**GOAL OF THE EXERCISE**
Which lines fall between the line holding "Recreate this image" and the line holding "const yMin = 40, yMax = 130, yStep = 10;", inclusive? Retype them exactly, without the pictures, and add nothing else.

start AVAILABLE RECORDS

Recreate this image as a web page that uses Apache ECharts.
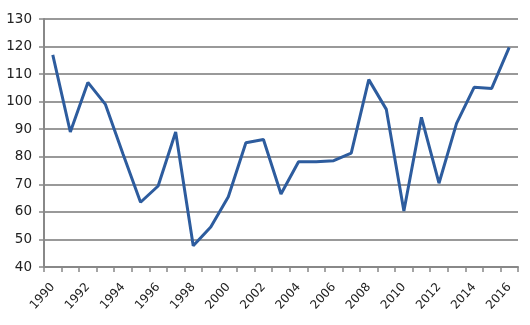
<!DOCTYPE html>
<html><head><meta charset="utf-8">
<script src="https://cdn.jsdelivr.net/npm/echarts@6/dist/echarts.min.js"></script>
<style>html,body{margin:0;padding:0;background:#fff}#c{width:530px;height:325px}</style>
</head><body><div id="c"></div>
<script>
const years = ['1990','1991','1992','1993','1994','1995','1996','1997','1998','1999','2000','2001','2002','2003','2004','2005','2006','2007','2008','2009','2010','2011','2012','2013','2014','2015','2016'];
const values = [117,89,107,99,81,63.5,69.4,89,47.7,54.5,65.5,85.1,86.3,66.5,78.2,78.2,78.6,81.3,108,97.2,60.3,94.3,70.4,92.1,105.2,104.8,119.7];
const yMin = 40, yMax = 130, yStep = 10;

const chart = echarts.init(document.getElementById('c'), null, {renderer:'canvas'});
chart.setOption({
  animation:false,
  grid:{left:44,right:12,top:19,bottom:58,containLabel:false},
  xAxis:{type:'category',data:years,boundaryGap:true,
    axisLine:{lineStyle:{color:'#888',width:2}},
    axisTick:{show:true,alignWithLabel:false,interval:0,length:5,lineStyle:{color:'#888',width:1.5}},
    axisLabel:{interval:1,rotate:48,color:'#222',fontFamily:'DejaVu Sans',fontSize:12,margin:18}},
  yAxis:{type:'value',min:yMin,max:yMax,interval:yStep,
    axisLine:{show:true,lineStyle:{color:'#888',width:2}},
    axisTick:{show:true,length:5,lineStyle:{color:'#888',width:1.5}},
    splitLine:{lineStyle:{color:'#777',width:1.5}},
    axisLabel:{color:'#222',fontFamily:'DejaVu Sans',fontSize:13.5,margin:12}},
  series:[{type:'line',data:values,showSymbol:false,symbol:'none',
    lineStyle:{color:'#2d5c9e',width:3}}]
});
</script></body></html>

end AVAILABLE RECORDS
start AVAILABLE RECORDS

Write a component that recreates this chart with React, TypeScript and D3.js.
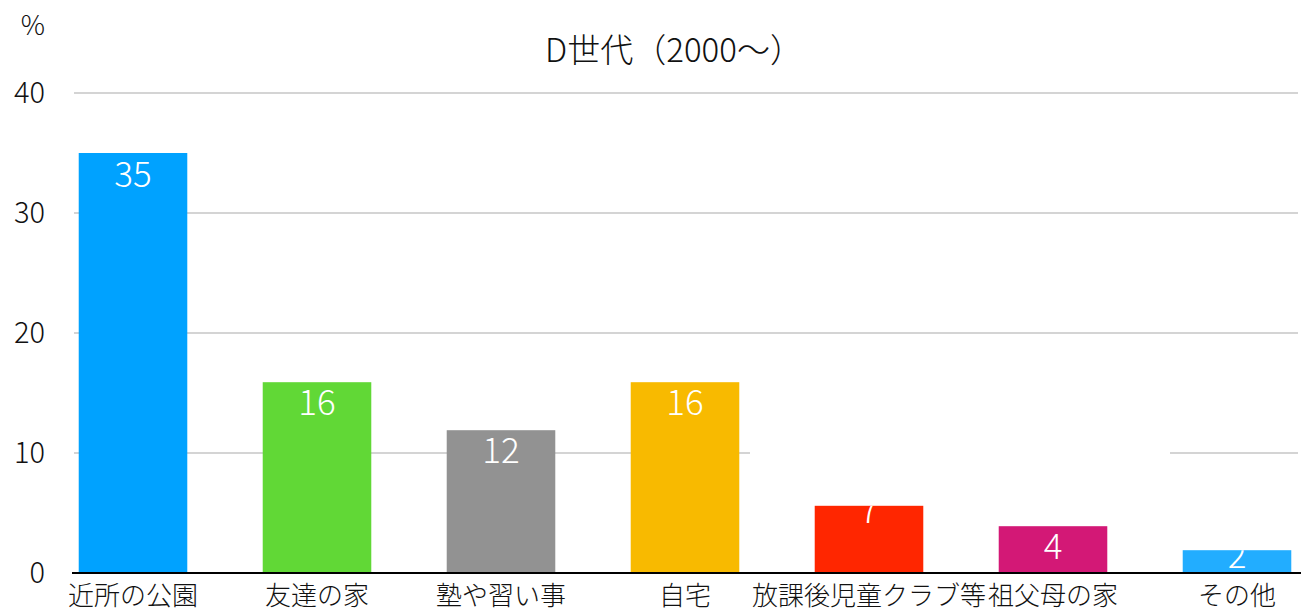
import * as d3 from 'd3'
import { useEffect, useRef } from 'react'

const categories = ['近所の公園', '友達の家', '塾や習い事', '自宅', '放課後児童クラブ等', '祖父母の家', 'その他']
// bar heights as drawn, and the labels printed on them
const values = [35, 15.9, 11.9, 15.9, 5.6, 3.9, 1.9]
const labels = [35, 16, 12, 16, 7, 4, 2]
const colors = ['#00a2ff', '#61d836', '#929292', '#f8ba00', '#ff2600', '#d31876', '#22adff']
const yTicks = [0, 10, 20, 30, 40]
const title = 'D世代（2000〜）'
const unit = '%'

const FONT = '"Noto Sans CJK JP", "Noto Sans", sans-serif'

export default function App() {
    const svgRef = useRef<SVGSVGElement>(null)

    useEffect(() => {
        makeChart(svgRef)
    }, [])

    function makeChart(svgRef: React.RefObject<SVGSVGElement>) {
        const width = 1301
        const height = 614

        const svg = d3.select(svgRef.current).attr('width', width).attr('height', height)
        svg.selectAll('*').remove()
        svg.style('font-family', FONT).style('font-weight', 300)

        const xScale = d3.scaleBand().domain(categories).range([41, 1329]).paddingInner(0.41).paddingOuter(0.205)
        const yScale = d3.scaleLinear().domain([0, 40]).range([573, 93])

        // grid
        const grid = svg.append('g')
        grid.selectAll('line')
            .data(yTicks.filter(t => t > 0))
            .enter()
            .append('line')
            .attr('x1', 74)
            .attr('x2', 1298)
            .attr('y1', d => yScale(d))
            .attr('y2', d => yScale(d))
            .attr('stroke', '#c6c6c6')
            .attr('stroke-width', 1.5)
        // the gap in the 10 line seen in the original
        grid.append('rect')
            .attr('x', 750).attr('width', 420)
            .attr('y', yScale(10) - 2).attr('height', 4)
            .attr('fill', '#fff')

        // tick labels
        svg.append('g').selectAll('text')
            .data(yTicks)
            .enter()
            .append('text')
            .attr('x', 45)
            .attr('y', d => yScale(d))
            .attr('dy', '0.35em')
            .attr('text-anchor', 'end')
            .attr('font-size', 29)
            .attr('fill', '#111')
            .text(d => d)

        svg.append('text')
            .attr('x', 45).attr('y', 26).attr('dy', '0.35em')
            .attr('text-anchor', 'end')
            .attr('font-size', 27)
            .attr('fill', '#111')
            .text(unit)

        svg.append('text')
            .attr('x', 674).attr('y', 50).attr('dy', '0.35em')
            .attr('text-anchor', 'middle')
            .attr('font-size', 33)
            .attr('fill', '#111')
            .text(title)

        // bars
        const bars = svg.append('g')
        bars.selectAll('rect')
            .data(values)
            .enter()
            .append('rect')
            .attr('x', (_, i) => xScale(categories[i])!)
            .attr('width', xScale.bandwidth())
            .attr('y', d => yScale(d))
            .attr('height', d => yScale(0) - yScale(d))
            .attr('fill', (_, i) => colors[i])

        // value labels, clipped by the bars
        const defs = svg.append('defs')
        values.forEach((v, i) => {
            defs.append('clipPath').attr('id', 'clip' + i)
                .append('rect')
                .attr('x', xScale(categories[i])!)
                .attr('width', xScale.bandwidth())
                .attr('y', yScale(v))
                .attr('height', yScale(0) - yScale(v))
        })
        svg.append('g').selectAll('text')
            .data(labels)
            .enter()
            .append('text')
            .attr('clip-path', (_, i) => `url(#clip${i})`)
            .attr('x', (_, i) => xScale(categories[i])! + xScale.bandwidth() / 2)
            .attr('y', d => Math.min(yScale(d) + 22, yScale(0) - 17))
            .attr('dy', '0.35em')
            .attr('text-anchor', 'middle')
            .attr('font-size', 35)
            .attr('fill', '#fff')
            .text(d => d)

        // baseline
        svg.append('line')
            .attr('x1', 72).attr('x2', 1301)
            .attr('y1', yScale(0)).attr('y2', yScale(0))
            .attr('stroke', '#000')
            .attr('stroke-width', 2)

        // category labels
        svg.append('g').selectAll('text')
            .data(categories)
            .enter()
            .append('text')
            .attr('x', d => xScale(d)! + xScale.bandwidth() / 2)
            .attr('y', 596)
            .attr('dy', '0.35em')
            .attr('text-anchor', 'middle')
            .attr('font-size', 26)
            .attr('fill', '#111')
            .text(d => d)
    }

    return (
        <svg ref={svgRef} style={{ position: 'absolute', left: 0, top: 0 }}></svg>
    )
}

end AVAILABLE RECORDS

**OUTPUT OF THE EXERCISE**
Recreate this image as a web page that uses Apache ECharts.
<!DOCTYPE html>
<html><head><meta charset="utf-8">
<script src="https://cdn.jsdelivr.net/npm/echarts@6/dist/echarts.min.js"></script>
<style>html,body{margin:0;padding:0;background:#fff}#c{width:530px;height:325px}</style>
</head><body><div id="c"></div>
<script>
const years = ['1990','1991','1992','1993','1994','1995','1996','1997','1998','1999','2000','2001','2002','2003','2004','2005','2006','2007','2008','2009','2010','2011','2012','2013','2014','2015','2016'];
const values = [117,89,107,99,81,63.5,69.4,89,47.7,54.5,65.5,85.1,86.3,66.5,78.2,78.2,78.6,81.3,108,97.2,60.3,94.3,70.4,92.1,105.2,104.8,119.7];
const yMin = 40, yMax = 130, yStep = 10;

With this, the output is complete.